DATA LINES
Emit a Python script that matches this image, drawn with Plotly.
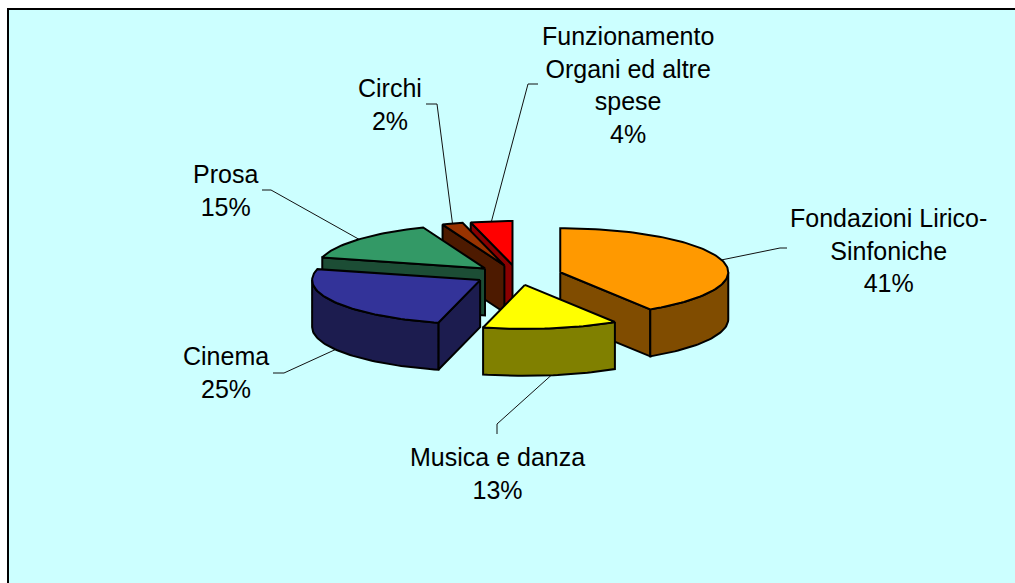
import math
import plotly.graph_objects as go

# ---- data ----
labels = ["Fondazioni Lirico-Sinfoniche", "Musica e danza", "Cinema", "Prosa",
          "Circhi", "Funzionamento Organi ed altre spese"]
label_lines = ["Fondazioni Lirico-<br>Sinfoniche", "Musica e danza", "Cinema", "Prosa",
               "Circhi", "Funzionamento<br>Organi ed altre<br>spese"]
values = [41, 13, 25, 15, 2, 4]
top_colors = ["#FF9900", "#FFFF00", "#333399", "#339966", "#993300", "#FF0000"]
side_colors = ["#804C00", "#808000", "#1C1C4F", "#1C4D35", "#4D1A00", "#8A0000"]

# ---- layout constants (page pixels) ----
W, H = 1015, 583
ML, MT = 9, 10
CX, CY = 518, 275          # pie centre
A, B = 168, 44             # ellipse semi-axes of top face
D = 47                     # depth of the 3D pie
EA, EB = 44, 10            # explosion offset
label_pos = [(888, 250), (497, 473), (226, 372), (225, 190), (390, 104), (628, 85)]
leader_tail = [[(780, 248), (787, 248)], [(497, 424), (497, 434)],
               [(284, 373), (273, 373)], [(271, 190), (262, 190)],
               [(437, 104), (426, 104)], [(528, 84), (538, 84)]]
FONT = "Liberation Sans, Arial, sans-serif"

total = sum(values)
fig = go.Figure()


def poly(pts, color):
    xs = [p[0] for p in pts] + [pts[0][0]]
    ys = [p[1] for p in pts] + [pts[0][1]]
    fig.add_trace(go.Scatter(x=xs, y=ys, mode="lines", fill="toself", fillcolor=color,
                             line=dict(color="black", width=2), hoverinfo="skip",
                             showlegend=False))


slices = []
cum = 0.0
for i, v in enumerate(values):
    s = cum / total * 2 * math.pi
    cum += v
    e = cum / total * 2 * math.pi
    m = (s + e) / 2
    apex = (CX + EA * math.sin(m), CY - EB * math.cos(m))
    slices.append((i, s, e, m, apex))


def pt(apex, phi, dy=0.0):
    return (apex[0] + A * math.sin(phi), apex[1] - B * math.cos(phi) + dy)


def arc(apex, a0, a1, dy=0.0):
    n = max(4, int(abs(a1 - a0) / math.radians(1.5)))
    return [pt(apex, a0 + (a1 - a0) * k / n, dy) for k in range(n + 1)]


# leader lines (drawn first, under the pie)
lx, ly = [], []
for i, s, e, m, apex in slices:
    start = pt(apex, m, D if math.cos(m) < 0 else 0)
    pts = [start] + leader_tail[i]
    lx += [p[0] for p in pts] + [None]
    ly += [p[1] for p in pts] + [None]
fig.add_trace(go.Scatter(x=lx, y=ly, mode="lines", line=dict(color="#111111", width=1),
                         hoverinfo="skip", showlegend=False))

# pie solids, back to front
for i, s, e, m, apex in sorted(slices, key=lambda t: -math.cos(t[3])):
    apex_b = (apex[0], apex[1] + D)
    # radial walls
    if math.sin(s) < -1e-9:
        p, q = pt(apex, s), pt(apex, s, D)
        poly([apex, p, q, apex_b], side_colors[i])
    if math.sin(e) > 1e-9:
        p, q = pt(apex, e), pt(apex, e, D)
        poly([apex, p, q, apex_b], side_colors[i])
    # outer wall (front-facing part)
    lo, hi = max(s, math.pi / 2), min(e, 3 * math.pi / 2)
    if hi > lo:
        poly(arc(apex, lo, hi) + arc(apex, hi, lo, D), side_colors[i])
    # top face
    poly([apex] + arc(apex, s, e), top_colors[i])

annotations = []
for i, v in enumerate(values):
    x, y = label_pos[i]
    annotations.append(dict(xref="x", yref="y", x=x, y=y,
                            text=f"{label_lines[i]}<br>{round(v / total * 100)}%",
                            showarrow=False, xanchor="center", yanchor="middle",
                            font=dict(family=FONT, size=25, color="black")))

fig.update_layout(
    width=W, height=H, margin=dict(l=ML, r=0, t=MT, b=0, pad=0),
    paper_bgcolor="white", plot_bgcolor="#CCFFFF", showlegend=False,
    annotations=annotations,
    xaxis=dict(range=[ML, W], showgrid=False, zeroline=False,
               showticklabels=False, ticks="", showline=True, side="top",
               linecolor="black", linewidth=2, fixedrange=True),
    yaxis=dict(range=[H, MT], showgrid=False, zeroline=False,
               showticklabels=False, ticks="", showline=True,
               linecolor="black", linewidth=2, fixedrange=True),
)
fig.write_html("out.html", config={"displayModeBar": False},
               post_script="document.documentElement.style.overflow='hidden';"
                           "document.body.style.overflow='hidden';"
                           "document.body.style.margin='0';")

GIVEN EXERCISE
Quote, exactly and only, the lines from the first line of the data above through the line containing "import plotly.graph_objects as go". The pictures do not belong in it.

THE REPLY
Emit a Python script that matches this image, drawn with Plotly.
import math
import plotly.graph_objects as go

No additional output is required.